A p:xpath-context identifies a context against which an [XPath 1.0] expression will be evaluated for a p:when.
<p:xpath-context>
(p:empty |
p:pipe |
p:document
|
p:inline)?
</p:xpath-context>
Only one binding is allowed and it works the same way
that bindings work on a p:input. It is a dynamic error (err:XD0006) for a
sequence of more than one document to appear on the p:xpath-context. No select expression is allowed.
It is a
dynamic
error (err:XD0019) if the context is bound to
p:empty and the
test expression refers to the context node.
A p:output identifies an output port, optionally declaring it, if necessary.
<p:output
port = NCName
sequence? = yes|no
primary? = yes|no />
The port attribute defines the
name of the port. It is a static error (err:XS0011) to
identify two ports with the same name on the same step. It is a static
error (err:XS0013) if the port given does not match the name of an
output port specified in the step's declaration.
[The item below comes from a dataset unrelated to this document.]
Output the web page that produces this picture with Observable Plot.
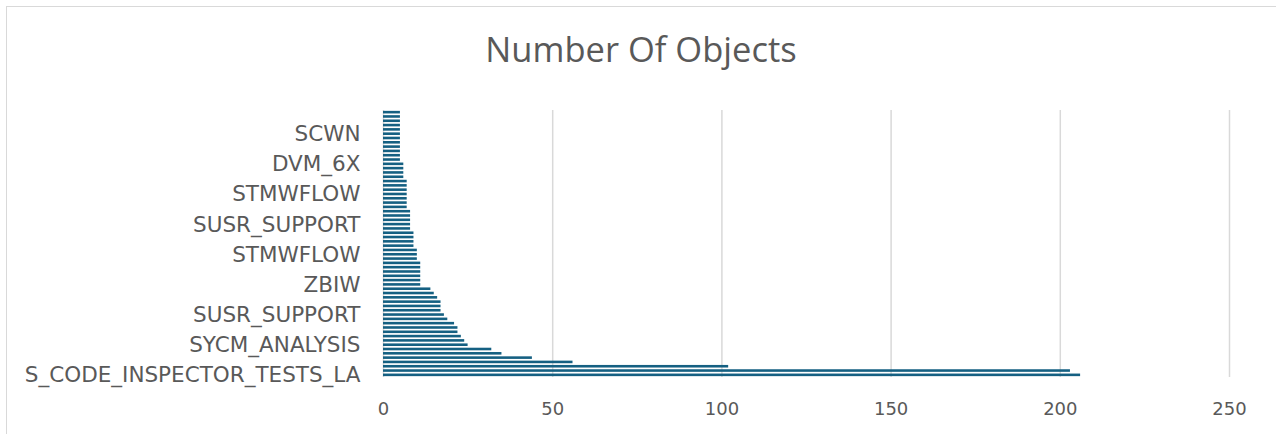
<!DOCTYPE html>
<html>
<head>
<meta charset="utf-8">
<script src="https://cdn.jsdelivr.net/npm/d3@7"></script>
<script src="https://cdn.jsdelivr.net/npm/@observablehq/plot@0.6"></script>
<style>
  html, body { margin: 0; padding: 0; background: #fff; }
  #wrap { position: relative; width: 1276px; height: 434px; overflow: hidden; }
  #frame { position: absolute; left: 6px; top: 6px; width: 1320px; height: 520px; border: 1.5px solid #d9d9d9; box-sizing: border-box; }
  #title { position: absolute; left: 3px; width: 1276px; top: 26px; text-align: center; font-family: "Open Sans", sans-serif; font-weight: 400; font-size: 34.5px; line-height: 46px; color: #595959; }
  #chart { position: absolute; left: 0; top: 0; }
</style>
</head>
<body>
<div id="wrap">
  <div id="frame"></div>
  <div id="chart"></div>
  <div id="title">Number Of Objects</div>
</div>
<script>
// Values listed from the bottom bar (first category) to the top bar
const values = [
  206, 203, 102, 56, 44, 35, 32,
  25, 24, 23, 22, 22, 21, 19,
  18, 17, 17, 17, 16, 15, 14,
  11, 11, 11, 11, 11, 11, 10,
  10, 10, 9, 9, 9, 9, 8,
  8, 8, 8, 8, 7, 7, 7,
  7, 7, 7, 7, 6, 6, 6,
  6, 5, 5, 5, 5, 5, 5,
  5, 5, 5, 5, 5, 5
];
// Visible category labels (every 7th category, from the bottom)
const labels = [
  "S_CODE_INSPECTOR_TESTS_LA", "SYCM_ANALYSIS", "SUSR_SUPPORT", "ZBIW",
  "STMWFLOW", "SUSR_SUPPORT", "STMWFLOW", "DVM_6X", "SCWN"
];
const labelEvery = 7;
const xTicks = [0, 50, 100, 150, 200, 250];

const data = values.map((v, i) => ({i, v}));
const yTicks = labels.map((_, k) => k * labelEvery);

const chart = Plot.plot({
  width: 1276,
  height: 434,
  marginLeft: 383,
  marginRight: 47,
  marginTop: 110,
  marginBottom: 57,
  style: {fontFamily: "DejaVu Sans, sans-serif", fontSize: "18px", color: "#595959", background: "transparent"},
  x: {domain: [0, 250]},
  y: {domain: d3.range(values.length).reverse(), paddingInner: 0.4, paddingOuter: 0.2, round: false},
  marks: [
    Plot.gridX({ticks: xTicks, stroke: "#d9d9d9", strokeOpacity: 1, strokeWidth: 1.5}),
    Plot.barX(data, {x: "v", y: "i", fill: "#156082"}),
    Plot.axisX({ticks: xTicks, tickSize: 0, tickPadding: 25, fontSize: 18, label: null}),
    Plot.axisY({ticks: yTicks, tickFormat: i => labels[i / labelEvery], tickSize: 0, tickPadding: 23, fontSize: 21.5, label: null})
  ]
});
document.getElementById("chart").appendChild(chart);
</script>
</body>
</html>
An output declaration can indicate if a sequence of documents is
allowed to appear on the declared port. If sequence is specified with the value “yes”,
then a sequence is allowed. If sequence
is not specified on p:output, or has
the value “no”, then it is a dynamic error (err:XD0007) if the
step produces a sequence of more than one document on the declared
port.
An output declaration can indicate if it is to be considered the
primary output for the step. If primary is specified with the value “yes”,
then the named port will be treated as the primary output port.
It is a
static
error (err:XS0014) to identify more than one output
ports as primary.
On compound steps, the declaration may be accompanied by a binding for the output.
<p:output
port = NCName
sequence? = yes|no
primary? = yes|no>
(p:empty |
(p:pipe |
p:document |
p:inline)+)?
</p:output>
It is a
static
error (err:XS0029) to specify a binding for a
p:output inside a p:declare-step.
If a binding is provided for a p:output, documents are read from that binding and those documents form the output that is written to the output port. In other words, placing a p:document inside a p:output causes the processor to read that document and provide it on the output port. It does not cause the processor to write the output to that document.